И по образованию своему, а может быть, и по врожденной наклонности, Давыдов решительно предпочитал философское умосозерцание подробному разрабатыванию фактических мелочей и, как философ, ограничивая свои лекции теориею словесности вовсе и не занимался историей литературы. Он был убежден, что русская словесность в настоящем ее смысле начинается только со времен Петра Великого, и древнерусским письменным и старопечатным памятникам не придавал никакого собственно литературного значения. В языке Нестора или Слова о полку Игореве видел бессмысленную порчу церковнославянской грамматики и хаотическое брожение не установившихся, грубых элементов русской речи, а к народному языку былин и песен относился с презрительным снисхождением. Как математик он больше всего умел ценить точность в соразмерности между словом и выражаемою им мыслию и не владел эстетическим чутьем настолько, чтобы в неистощимо обильных сокровищах нашего языка подмечать разнообразие в колорите и оттенках, которые математической точности выражения придаю! ясность и наглядность пластической и живописной формы. Как академик строгого закала, он наблюдал безукоризненную чистоту слога и брезгливо выметал малейшую соринку, навеянную из безыскусственной и обиходной разговорной речи в тесный крут языка книжного, заколдованный для профанов законами светского приличия.

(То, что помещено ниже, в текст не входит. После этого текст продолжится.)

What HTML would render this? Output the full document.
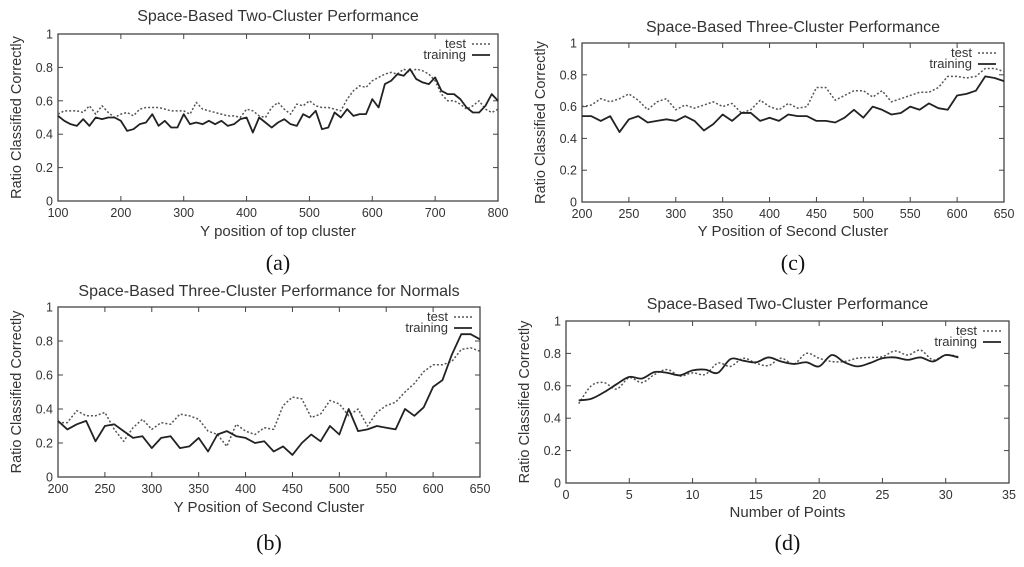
<!DOCTYPE html>
<html><head><meta charset="utf-8"><style>
body{margin:0;background:#fff;width:1024px;height:562px;overflow:hidden}
svg text{font-family:"Liberation Sans",sans-serif;fill:#333}
</style></head><body>
<svg id="s" width="1024" height="562" viewBox="0 0 1024 562"></svg>
<script>
const aTrain=[0.51,0.48,0.46,0.45,0.49,0.45,0.50,0.49,0.50,0.50,0.48,0.42,0.43,0.46,0.47,0.52,0.45,0.48,0.44,0.44,0.52,0.46,0.47,0.46,0.48,0.46,0.48,0.45,0.46,0.49,0.50,0.41,0.50,0.47,0.44,0.47,0.49,0.46,0.45,0.52,0.50,0.54,0.43,0.44,0.53,0.50,0.55,0.51,0.52,0.52,0.61,0.56,0.70,0.72,0.76,0.75,0.79,0.73,0.71,0.70,0.74,0.66,0.64,0.64,0.61,0.56,0.53,0.53,0.57,0.64,0.60];
const aTest=[0.52,0.54,0.54,0.54,0.53,0.57,0.52,0.57,0.53,0.50,0.52,0.53,0.51,0.55,0.56,0.56,0.56,0.55,0.54,0.54,0.54,0.52,0.59,0.55,0.54,0.53,0.52,0.51,0.51,0.50,0.55,0.54,0.51,0.50,0.56,0.59,0.55,0.52,0.58,0.57,0.60,0.57,0.56,0.56,0.55,0.54,0.61,0.66,0.69,0.68,0.72,0.74,0.76,0.77,0.76,0.79,0.77,0.79,0.78,0.76,0.72,0.64,0.60,0.60,0.58,0.55,0.57,0.60,0.55,0.53,0.55];
const cTrain=[0.54,0.54,0.51,0.54,0.44,0.52,0.54,0.50,0.51,0.52,0.51,0.54,0.51,0.45,0.49,0.55,0.51,0.56,0.56,0.51,0.53,0.51,0.55,0.54,0.54,0.51,0.51,0.50,0.53,0.58,0.53,0.60,0.58,0.55,0.56,0.60,0.58,0.62,0.59,0.58,0.67,0.68,0.70,0.79,0.78,0.76];
const cTest=[0.60,0.61,0.65,0.63,0.65,0.68,0.64,0.58,0.63,0.65,0.58,0.61,0.59,0.61,0.63,0.60,0.62,0.56,0.58,0.64,0.60,0.58,0.62,0.59,0.60,0.72,0.72,0.64,0.67,0.70,0.70,0.66,0.70,0.63,0.65,0.67,0.69,0.69,0.72,0.79,0.79,0.78,0.79,0.84,0.84,0.82];
const bTrain=[0.33,0.28,0.31,0.33,0.21,0.30,0.31,0.27,0.23,0.24,0.17,0.23,0.24,0.17,0.18,0.23,0.15,0.25,0.27,0.24,0.23,0.20,0.21,0.15,0.18,0.13,0.20,0.25,0.21,0.30,0.25,0.40,0.27,0.28,0.30,0.29,0.28,0.40,0.36,0.41,0.53,0.57,0.72,0.84,0.84,0.81];
const bTest=[0.32,0.32,0.39,0.36,0.36,0.38,0.28,0.21,0.29,0.34,0.28,0.32,0.31,0.37,0.36,0.34,0.27,0.25,0.18,0.31,0.27,0.25,0.29,0.28,0.42,0.47,0.46,0.35,0.37,0.45,0.43,0.36,0.40,0.30,0.38,0.42,0.44,0.50,0.55,0.62,0.66,0.66,0.68,0.75,0.76,0.74];
const dTrain=[0.51,0.52,0.56,0.61,0.655,0.645,0.685,0.68,0.665,0.695,0.70,0.68,0.765,0.755,0.745,0.775,0.75,0.735,0.745,0.72,0.79,0.745,0.72,0.74,0.77,0.775,0.76,0.775,0.75,0.79,0.775];
const dTest=[0.49,0.60,0.62,0.58,0.65,0.62,0.67,0.70,0.66,0.68,0.67,0.74,0.72,0.77,0.74,0.725,0.77,0.735,0.80,0.77,0.75,0.75,0.77,0.775,0.78,0.815,0.79,0.82,0.76,0.79,0.78];
const yTicks=[0,0.2,0.4,0.6,0.8,1];
const yTickLabels=["0","0.2","0.4","0.6","0.8","1"];
const aXTicks=[100,200,300,400,500,600,700,800];
const bcXTicks=[200,250,300,350,400,450,500,550,600,650];
const dXTicks=[0,5,10,15,20,25,30,35];

const S=document.getElementById('s');
const NS='http://www.w3.org/2000/svg';
function mk(t,a,p){const e=document.createElementNS(NS,t);for(const k in a)e.setAttribute(k,a[k]);(p||S).appendChild(e);return e;}
function txt(x,y,s,a,p){const e=mk('text',Object.assign({x:x,y:y},a),p);e.textContent=s;return e;}

function panel(o){
  const g=mk('g',{});
  
  
  const X=v=>o.L+(v-o.x0)/(o.x1-o.x0)*(o.R-o.L);
  const Y=v=>o.B-v*(o.B-o.T);
  const fr=mk('rect',{x:o.L,y:o.T,width:o.R-o.L,height:o.B-o.T,fill:'none',stroke:'#444','stroke-width':1.3},g);
  
  
  yTicks.forEach((v,i)=>{
    mk('line',{x1:o.L,x2:o.L+5,y1:Y(v),y2:Y(v),stroke:'#444'},g);
    mk('line',{x1:o.R,x2:o.R-5,y1:Y(v),y2:Y(v),stroke:'#444'},g);
    const t=txt(o.L-5,Y(v)+4.5,yTickLabels[i],{'font-size':12.5,'text-anchor':'end'},g);
    
    
  });
  o.xt.forEach(v=>{
    mk('line',{x1:X(v),x2:X(v),y1:o.B,y2:o.B-5,stroke:'#444'},g);
    mk('line',{x1:X(v),x2:X(v),y1:o.T,y2:o.T+5,stroke:'#444'},g);
    const t=txt(X(v),o.B+16,String(v),{'font-size':12.5,'text-anchor':'middle'},g);
    
    
  });
  const tt=txt((o.L+o.R)/2,o.titleY,o.title,{'font-size':16,'text-anchor':'middle'},g);
  
  
  const xl=txt((o.L+o.R)/2,o.xlY,o.xlabel,{'font-size':15,'text-anchor':'middle'},g);
  
  
  const yx=o.L-37, yy=(o.T+o.B)/2;
  const yl=txt(yx,yy,'Ratio Classified Correctly',{'font-size':14.5,'text-anchor':'middle',transform:'rotate(-90 '+yx+' '+yy+')'},g);
  
  
  const cap=txt((o.L+o.R)/2,o.capY,o.cap,{'font-size':22,'text-anchor':'middle',style:'font-family:"Liberation Serif",serif;fill:#111'},g);
  
  
  function path(arr,dash,w){
    const pts=arr.map((v,i)=>[X(o.xs+i*o.step),Y(v)]);
    let d='M'+pts[0][0]+','+pts[0][1];
    if(o.smooth){
      for(let i=0;i<pts.length-1;i++){
        const p0=pts[Math.max(0,i-1)],p1=pts[i],p2=pts[i+1],p3=pts[Math.min(pts.length-1,i+2)];
        d+=' C'+(p1[0]+(p2[0]-p0[0])/6)+','+(p1[1]+(p2[1]-p0[1])/6)+' '+(p2[0]-(p3[0]-p1[0])/6)+','+(p2[1]-(p3[1]-p1[1])/6)+' '+p2[0]+','+p2[1];
      }
    } else pts.slice(1).forEach(p=>d+=' L'+p[0]+','+p[1]);
    return mk('path',{d:d,fill:'none',stroke:dash?'#555':'#222','stroke-width':w,'stroke-dasharray':dash?'2,2':'none','stroke-linejoin':'round'},g);
  }
  const p1=path(o.test,true,1.5);
  
  
  const p2=path(o.train,false,1.8);
  
  
  const lx=o.R-32, ly=o.T+14;
  const l1=txt(lx,ly,'test',{'font-size':13,'text-anchor':'end'},g);
  
  
  mk('line',{x1:lx+6,x2:lx+24,y1:ly-4,y2:ly-4,stroke:'#555','stroke-width':1.5,'stroke-dasharray':'2,2'},g);
  const l2=txt(lx,ly+11,'training',{'font-size':13,'text-anchor':'end'},g);
  
  
  mk('line',{x1:lx+6,x2:lx+24,y1:ly+7,y2:ly+7,stroke:'#222','stroke-width':1.8},g);
}
panel({id:'a',L:58,R:498,T:34,B:201,x0:100,x1:800,xt:aXTicks,xs:100,step:10,train:aTrain,test:aTest,title:'Space-Based Two-Cluster Performance',titleY:21,xlabel:'Y position of top cluster',xlY:236,cap:'(a)',capY:270});
panel({id:'c',L:582,R:1004,T:43,B:202,x0:200,x1:650,xt:bcXTicks,xs:200,step:10,train:cTrain,test:cTest,title:'Space-Based Three-Cluster Performance',titleY:32,xlabel:'Y Position of Second Cluster',xlY:236,cap:'(c)',capY:270});
panel({id:'b',L:58,R:480,T:307,B:477,x0:200,x1:650,xt:bcXTicks,xs:200,step:10,train:bTrain,test:bTest,title:'Space-Based Three-Cluster Performance for Normals',titleY:296,xlabel:'Y Position of Second Cluster',xlY:512,cap:'(b)',capY:550});
panel({id:'d',L:566,R:1009,T:321,B:483,x0:0,x1:35,xt:dXTicks,xs:1,step:1,train:dTrain,test:dTest,smooth:true,title:'Space-Based Two-Cluster Performance',titleY:309,xlabel:'Number of Points',xlY:517,cap:'(d)',capY:550});
</script>
</body></html>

Оканчиваю свои воспоминания об Иване Ивановиче Давыдове изъявлением ему моей сердечной благодарности. По его указанию и совету, я впервые познакомился с таким филологическим сочинением, которое впоследствии оказало решающее влияние на мои ученые работы. Это было исследование Вильгельма Гумбольдта о сродстве и различии языков индогерманских (т.е. индоевропейских).